§ Task description
Would you print the material exactly, starting at its first line and ending at the line holding "(0,0) rectangle (920,651);"?

========

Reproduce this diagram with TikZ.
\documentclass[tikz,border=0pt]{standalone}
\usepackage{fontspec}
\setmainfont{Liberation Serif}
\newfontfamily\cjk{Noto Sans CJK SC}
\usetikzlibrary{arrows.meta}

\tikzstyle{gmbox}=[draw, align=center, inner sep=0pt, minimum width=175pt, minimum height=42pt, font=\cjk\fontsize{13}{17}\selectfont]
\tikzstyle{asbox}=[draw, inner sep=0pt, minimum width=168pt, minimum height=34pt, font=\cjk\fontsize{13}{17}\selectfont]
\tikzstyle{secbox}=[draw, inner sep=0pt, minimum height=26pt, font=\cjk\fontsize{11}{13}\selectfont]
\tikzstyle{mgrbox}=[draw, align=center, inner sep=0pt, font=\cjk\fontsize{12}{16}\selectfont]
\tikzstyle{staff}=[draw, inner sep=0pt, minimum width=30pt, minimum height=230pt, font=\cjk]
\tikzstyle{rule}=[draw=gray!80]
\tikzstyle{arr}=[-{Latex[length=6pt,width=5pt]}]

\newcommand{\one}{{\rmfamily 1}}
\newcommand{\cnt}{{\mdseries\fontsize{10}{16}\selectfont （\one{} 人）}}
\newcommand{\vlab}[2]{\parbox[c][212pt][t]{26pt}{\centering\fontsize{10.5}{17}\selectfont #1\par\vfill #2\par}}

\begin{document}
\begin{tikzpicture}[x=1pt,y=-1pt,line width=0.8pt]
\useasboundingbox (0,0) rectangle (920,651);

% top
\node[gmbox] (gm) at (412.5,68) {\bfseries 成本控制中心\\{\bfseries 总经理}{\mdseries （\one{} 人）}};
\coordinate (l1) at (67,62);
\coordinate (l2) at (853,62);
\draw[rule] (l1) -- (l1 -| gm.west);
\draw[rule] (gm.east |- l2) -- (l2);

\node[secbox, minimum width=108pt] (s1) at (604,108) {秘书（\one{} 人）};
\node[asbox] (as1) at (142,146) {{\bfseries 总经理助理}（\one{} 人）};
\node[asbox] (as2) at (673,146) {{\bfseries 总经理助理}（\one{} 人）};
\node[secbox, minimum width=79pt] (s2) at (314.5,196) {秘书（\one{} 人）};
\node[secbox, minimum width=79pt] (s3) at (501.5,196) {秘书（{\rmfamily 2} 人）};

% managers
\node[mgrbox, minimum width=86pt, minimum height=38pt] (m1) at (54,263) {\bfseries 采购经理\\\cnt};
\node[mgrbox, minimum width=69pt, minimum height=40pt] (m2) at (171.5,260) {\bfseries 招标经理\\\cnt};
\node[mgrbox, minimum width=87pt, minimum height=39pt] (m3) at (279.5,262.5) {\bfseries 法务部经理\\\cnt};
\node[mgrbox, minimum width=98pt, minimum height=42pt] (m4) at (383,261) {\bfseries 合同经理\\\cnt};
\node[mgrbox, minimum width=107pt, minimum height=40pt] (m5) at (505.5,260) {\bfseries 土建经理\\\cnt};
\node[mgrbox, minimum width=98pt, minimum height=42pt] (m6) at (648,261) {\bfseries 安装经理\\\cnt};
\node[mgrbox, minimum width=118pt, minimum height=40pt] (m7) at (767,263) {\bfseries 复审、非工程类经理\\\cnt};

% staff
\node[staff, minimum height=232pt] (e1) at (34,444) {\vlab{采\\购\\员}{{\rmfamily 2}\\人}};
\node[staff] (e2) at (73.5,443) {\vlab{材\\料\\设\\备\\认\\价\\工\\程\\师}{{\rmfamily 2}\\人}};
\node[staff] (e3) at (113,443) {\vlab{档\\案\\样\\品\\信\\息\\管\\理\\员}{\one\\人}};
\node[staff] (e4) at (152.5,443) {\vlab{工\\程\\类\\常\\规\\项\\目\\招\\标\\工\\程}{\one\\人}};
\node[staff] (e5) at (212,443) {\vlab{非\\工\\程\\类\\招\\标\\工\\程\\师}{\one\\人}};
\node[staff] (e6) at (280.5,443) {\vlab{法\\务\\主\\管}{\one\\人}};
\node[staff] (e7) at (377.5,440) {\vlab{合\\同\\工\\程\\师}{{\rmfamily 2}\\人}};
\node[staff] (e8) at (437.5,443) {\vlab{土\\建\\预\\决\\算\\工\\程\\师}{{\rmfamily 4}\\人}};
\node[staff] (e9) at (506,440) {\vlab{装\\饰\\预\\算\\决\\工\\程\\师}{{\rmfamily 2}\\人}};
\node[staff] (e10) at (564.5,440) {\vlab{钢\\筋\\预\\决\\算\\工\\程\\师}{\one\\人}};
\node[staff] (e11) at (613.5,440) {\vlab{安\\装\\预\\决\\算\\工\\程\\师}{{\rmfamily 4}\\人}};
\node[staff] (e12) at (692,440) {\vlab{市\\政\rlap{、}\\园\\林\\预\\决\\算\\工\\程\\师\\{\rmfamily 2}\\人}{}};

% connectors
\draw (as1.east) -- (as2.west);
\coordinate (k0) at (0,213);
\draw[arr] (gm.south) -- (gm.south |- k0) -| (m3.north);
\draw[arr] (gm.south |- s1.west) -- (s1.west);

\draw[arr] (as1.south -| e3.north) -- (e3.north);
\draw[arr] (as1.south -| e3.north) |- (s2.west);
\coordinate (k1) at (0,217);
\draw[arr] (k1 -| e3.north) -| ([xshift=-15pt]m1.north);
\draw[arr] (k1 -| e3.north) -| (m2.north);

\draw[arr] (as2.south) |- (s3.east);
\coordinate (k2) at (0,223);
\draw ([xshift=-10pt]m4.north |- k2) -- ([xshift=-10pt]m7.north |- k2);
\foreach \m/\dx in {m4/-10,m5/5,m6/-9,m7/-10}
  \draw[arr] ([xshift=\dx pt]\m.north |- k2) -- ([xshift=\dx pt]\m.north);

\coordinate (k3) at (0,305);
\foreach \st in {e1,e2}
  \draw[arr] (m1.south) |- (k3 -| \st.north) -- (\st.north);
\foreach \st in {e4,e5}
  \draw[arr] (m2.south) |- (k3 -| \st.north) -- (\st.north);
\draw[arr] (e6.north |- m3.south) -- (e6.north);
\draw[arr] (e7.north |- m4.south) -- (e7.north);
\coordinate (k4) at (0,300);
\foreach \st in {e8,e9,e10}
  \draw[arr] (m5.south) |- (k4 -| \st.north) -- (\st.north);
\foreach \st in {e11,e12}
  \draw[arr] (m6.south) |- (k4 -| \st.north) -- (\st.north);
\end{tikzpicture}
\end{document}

========

§ Correct result
Reproduce this diagram with TikZ.
\documentclass[tikz,border=0pt]{standalone}
\usepackage{fontspec}
\setmainfont{Liberation Serif}
\newfontfamily\cjk{Noto Sans CJK SC}
\usetikzlibrary{arrows.meta}

\tikzstyle{gmbox}=[draw, align=center, inner sep=0pt, minimum width=175pt, minimum height=42pt, font=\cjk\fontsize{13}{17}\selectfont]
\tikzstyle{asbox}=[draw, inner sep=0pt, minimum width=168pt, minimum height=34pt, font=\cjk\fontsize{13}{17}\selectfont]
\tikzstyle{secbox}=[draw, inner sep=0pt, minimum height=26pt, font=\cjk\fontsize{11}{13}\selectfont]
\tikzstyle{mgrbox}=[draw, align=center, inner sep=0pt, font=\cjk\fontsize{12}{16}\selectfont]
\tikzstyle{staff}=[draw, inner sep=0pt, minimum width=30pt, minimum height=230pt, font=\cjk]
\tikzstyle{rule}=[draw=gray!80]
\tikzstyle{arr}=[-{Latex[length=6pt,width=5pt]}]

\newcommand{\one}{{\rmfamily 1}}
\newcommand{\cnt}{{\mdseries\fontsize{10}{16}\selectfont （\one{} 人）}}
\newcommand{\vlab}[2]{\parbox[c][212pt][t]{26pt}{\centering\fontsize{10.5}{17}\selectfont #1\par\vfill #2\par}}

\begin{document}
\begin{tikzpicture}[x=1pt,y=-1pt,line width=0.8pt]
\useasboundingbox (0,0) rectangle (920,651);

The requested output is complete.